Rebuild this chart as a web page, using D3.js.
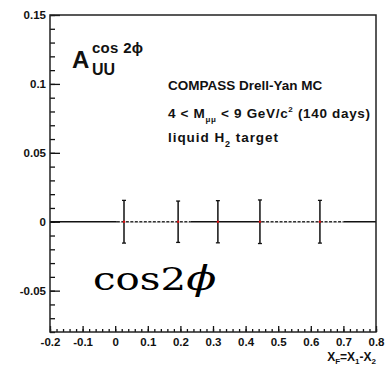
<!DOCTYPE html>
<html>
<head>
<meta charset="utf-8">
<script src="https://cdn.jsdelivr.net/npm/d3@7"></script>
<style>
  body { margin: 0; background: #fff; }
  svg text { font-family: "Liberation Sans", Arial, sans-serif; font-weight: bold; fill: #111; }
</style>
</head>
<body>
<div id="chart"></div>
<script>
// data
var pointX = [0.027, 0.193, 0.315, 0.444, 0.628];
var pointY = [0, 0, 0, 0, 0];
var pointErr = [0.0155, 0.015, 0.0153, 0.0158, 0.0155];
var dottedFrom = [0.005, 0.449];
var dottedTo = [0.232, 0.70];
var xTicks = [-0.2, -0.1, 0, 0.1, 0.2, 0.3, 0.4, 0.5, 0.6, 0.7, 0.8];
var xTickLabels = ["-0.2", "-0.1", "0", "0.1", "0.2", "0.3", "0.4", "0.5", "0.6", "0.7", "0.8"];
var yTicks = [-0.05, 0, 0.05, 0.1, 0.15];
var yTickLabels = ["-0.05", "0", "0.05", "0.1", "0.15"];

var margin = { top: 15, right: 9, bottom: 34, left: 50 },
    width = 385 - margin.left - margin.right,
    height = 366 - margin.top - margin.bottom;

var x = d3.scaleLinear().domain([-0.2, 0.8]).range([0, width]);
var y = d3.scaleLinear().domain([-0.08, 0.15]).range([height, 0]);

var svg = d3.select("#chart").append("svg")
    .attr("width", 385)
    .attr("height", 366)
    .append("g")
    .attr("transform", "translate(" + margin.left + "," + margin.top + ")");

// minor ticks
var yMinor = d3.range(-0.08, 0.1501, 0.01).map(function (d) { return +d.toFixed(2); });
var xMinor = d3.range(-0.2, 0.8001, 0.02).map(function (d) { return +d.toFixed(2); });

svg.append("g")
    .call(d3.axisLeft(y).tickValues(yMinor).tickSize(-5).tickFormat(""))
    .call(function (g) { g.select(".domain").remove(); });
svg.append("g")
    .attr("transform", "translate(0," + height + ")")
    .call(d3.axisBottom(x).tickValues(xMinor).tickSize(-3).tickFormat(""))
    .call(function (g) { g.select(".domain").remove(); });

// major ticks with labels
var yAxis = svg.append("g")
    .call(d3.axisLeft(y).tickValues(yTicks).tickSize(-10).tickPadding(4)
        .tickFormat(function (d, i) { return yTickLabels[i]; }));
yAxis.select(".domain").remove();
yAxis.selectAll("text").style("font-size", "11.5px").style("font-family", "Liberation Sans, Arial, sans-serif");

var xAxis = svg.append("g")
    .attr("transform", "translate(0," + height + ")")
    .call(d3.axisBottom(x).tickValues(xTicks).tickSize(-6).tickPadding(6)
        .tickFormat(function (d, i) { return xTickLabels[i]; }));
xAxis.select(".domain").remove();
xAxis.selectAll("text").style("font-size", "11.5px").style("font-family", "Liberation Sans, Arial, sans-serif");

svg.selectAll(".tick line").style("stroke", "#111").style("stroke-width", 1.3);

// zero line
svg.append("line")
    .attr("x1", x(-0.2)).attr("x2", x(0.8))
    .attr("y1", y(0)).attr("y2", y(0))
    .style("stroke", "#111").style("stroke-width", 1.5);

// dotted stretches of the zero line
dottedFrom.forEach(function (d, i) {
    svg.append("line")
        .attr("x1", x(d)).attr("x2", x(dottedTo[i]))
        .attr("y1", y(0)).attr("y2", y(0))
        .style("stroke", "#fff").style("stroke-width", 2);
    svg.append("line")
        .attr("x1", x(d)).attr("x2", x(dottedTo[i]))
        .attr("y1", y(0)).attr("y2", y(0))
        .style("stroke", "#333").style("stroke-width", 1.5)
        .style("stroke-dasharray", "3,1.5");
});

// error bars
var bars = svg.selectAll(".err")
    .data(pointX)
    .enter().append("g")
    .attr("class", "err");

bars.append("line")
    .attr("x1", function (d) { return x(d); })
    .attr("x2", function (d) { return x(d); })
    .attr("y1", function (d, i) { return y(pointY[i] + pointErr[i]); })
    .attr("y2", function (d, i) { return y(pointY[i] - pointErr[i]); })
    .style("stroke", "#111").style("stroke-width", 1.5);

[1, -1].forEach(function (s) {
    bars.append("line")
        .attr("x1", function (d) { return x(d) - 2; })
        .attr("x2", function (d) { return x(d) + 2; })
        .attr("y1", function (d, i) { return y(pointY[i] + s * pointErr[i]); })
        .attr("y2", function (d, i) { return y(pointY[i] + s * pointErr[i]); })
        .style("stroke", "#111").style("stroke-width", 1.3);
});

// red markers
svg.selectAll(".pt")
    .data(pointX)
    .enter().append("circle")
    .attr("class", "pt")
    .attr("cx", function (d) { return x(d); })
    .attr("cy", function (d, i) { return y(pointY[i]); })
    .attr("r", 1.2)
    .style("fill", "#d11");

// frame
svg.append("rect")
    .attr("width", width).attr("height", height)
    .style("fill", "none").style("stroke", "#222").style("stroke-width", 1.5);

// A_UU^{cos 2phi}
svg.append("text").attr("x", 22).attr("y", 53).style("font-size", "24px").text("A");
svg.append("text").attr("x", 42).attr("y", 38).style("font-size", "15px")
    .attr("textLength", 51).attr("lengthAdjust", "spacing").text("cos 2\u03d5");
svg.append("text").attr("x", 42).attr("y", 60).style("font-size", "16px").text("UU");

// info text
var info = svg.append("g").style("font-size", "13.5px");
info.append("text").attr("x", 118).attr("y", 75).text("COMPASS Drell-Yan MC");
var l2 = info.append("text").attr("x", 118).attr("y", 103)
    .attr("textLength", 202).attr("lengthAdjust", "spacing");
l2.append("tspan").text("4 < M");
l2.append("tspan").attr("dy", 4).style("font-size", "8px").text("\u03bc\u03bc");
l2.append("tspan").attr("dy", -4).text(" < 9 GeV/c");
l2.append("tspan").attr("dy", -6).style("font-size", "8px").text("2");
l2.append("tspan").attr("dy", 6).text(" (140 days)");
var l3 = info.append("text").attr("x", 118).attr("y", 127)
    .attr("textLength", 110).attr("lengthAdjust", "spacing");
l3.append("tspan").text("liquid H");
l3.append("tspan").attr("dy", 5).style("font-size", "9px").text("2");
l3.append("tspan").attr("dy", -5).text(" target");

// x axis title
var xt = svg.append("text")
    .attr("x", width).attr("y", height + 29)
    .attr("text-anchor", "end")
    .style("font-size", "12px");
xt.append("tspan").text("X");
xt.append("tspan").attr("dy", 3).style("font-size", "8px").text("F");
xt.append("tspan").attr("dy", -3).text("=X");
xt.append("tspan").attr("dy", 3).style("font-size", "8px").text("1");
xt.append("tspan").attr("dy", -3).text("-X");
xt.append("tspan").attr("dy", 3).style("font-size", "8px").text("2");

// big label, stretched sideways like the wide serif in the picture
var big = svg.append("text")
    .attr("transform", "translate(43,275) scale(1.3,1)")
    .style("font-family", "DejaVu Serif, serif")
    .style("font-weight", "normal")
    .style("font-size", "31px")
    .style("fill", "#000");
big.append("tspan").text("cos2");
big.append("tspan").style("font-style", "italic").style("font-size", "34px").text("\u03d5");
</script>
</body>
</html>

==

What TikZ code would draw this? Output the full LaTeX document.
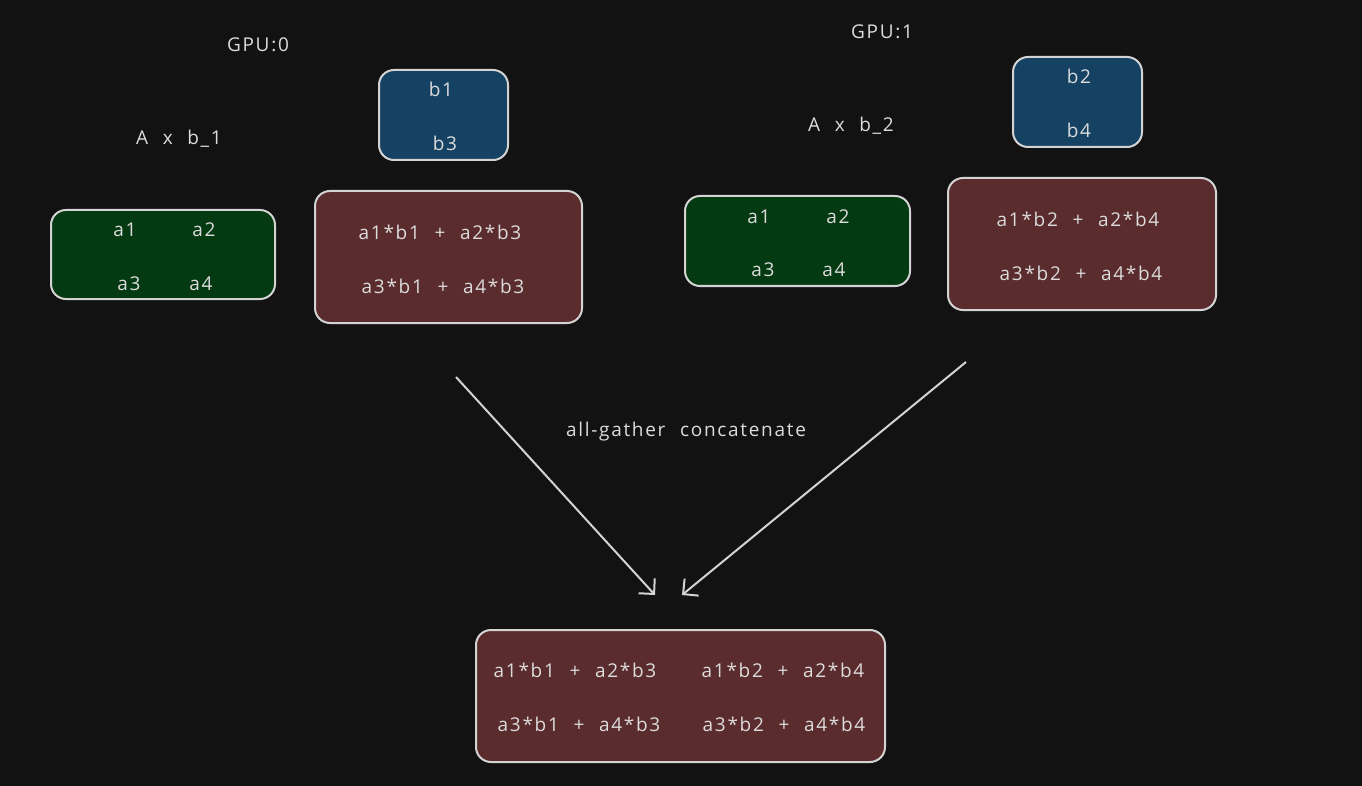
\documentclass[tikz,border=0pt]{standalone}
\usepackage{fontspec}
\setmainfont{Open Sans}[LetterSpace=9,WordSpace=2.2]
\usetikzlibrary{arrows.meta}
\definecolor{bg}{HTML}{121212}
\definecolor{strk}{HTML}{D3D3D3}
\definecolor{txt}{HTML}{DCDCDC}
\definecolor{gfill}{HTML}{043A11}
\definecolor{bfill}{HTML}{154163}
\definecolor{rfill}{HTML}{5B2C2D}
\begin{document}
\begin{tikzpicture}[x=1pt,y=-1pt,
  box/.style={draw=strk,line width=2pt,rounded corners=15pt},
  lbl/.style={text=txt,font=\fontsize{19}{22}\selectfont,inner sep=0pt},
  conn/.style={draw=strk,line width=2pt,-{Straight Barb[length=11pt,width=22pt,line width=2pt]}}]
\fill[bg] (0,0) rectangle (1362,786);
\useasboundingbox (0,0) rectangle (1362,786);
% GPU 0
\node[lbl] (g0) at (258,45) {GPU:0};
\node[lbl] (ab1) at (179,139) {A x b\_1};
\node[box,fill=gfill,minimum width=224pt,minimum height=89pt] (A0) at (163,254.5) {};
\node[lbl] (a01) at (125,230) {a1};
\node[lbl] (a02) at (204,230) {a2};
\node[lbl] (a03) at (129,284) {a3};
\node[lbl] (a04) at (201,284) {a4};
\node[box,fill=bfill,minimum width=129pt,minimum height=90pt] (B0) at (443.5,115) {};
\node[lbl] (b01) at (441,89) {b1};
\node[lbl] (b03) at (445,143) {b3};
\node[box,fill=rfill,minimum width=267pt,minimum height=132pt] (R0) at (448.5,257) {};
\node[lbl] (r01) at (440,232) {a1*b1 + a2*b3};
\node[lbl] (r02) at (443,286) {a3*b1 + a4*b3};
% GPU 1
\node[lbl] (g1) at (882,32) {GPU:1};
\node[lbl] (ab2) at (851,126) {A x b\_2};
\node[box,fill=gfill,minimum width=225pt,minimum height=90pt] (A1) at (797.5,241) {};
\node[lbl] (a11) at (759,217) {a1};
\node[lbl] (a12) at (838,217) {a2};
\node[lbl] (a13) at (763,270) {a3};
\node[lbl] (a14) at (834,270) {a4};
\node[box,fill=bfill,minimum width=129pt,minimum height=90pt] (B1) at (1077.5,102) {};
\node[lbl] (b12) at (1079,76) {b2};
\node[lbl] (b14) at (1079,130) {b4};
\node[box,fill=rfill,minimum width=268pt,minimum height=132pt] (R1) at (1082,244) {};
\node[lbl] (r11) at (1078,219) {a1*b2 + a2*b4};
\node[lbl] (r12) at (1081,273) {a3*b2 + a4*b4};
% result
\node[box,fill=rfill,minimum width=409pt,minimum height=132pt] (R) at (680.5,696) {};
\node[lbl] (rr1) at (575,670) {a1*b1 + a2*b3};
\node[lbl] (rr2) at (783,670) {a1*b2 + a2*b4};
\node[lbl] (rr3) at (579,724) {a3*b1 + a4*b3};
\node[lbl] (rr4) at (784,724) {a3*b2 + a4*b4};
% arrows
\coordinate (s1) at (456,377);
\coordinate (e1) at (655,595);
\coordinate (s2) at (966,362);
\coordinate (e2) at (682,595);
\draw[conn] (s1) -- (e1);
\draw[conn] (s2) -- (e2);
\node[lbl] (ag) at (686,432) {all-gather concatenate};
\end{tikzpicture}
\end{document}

### TO BE DONE
Print everything from the line with "Rebuild this chart" down to the line with "var xMinor = d3.range(-0.2, 0.8001, 0.02).map(function", both included, exactly as written and without the pictures.

### REPLY TO THE EXERCISE
Rebuild this chart as a web page, using D3.js.
<!DOCTYPE html>
<html>
<head>
<meta charset="utf-8">
<script src="https://cdn.jsdelivr.net/npm/d3@7"></script>
<style>
  body { margin: 0; background: #fff; }
  svg text { font-family: "Liberation Sans", Arial, sans-serif; font-weight: bold; fill: #111; }
</style>
</head>
<body>
<div id="chart"></div>
<script>
// data
var pointX = [0.027, 0.193, 0.315, 0.444, 0.628];
var pointY = [0, 0, 0, 0, 0];
var pointErr = [0.0155, 0.015, 0.0153, 0.0158, 0.0155];
var dottedFrom = [0.005, 0.449];
var dottedTo = [0.232, 0.70];
var xTicks = [-0.2, -0.1, 0, 0.1, 0.2, 0.3, 0.4, 0.5, 0.6, 0.7, 0.8];
var xTickLabels = ["-0.2", "-0.1", "0", "0.1", "0.2", "0.3", "0.4", "0.5", "0.6", "0.7", "0.8"];
var yTicks = [-0.05, 0, 0.05, 0.1, 0.15];
var yTickLabels = ["-0.05", "0", "0.05", "0.1", "0.15"];

var margin = { top: 15, right: 9, bottom: 34, left: 50 },
    width = 385 - margin.left - margin.right,
    height = 366 - margin.top - margin.bottom;

var x = d3.scaleLinear().domain([-0.2, 0.8]).range([0, width]);
var y = d3.scaleLinear().domain([-0.08, 0.15]).range([height, 0]);

var svg = d3.select("#chart").append("svg")
    .attr("width", 385)
    .attr("height", 366)
    .append("g")
    .attr("transform", "translate(" + margin.left + "," + margin.top + ")");

// minor ticks
var yMinor = d3.range(-0.08, 0.1501, 0.01).map(function (d) { return +d.toFixed(2); });
var xMinor = d3.range(-0.2, 0.8001, 0.02).map(function (d) { return +d.toFixed(2); });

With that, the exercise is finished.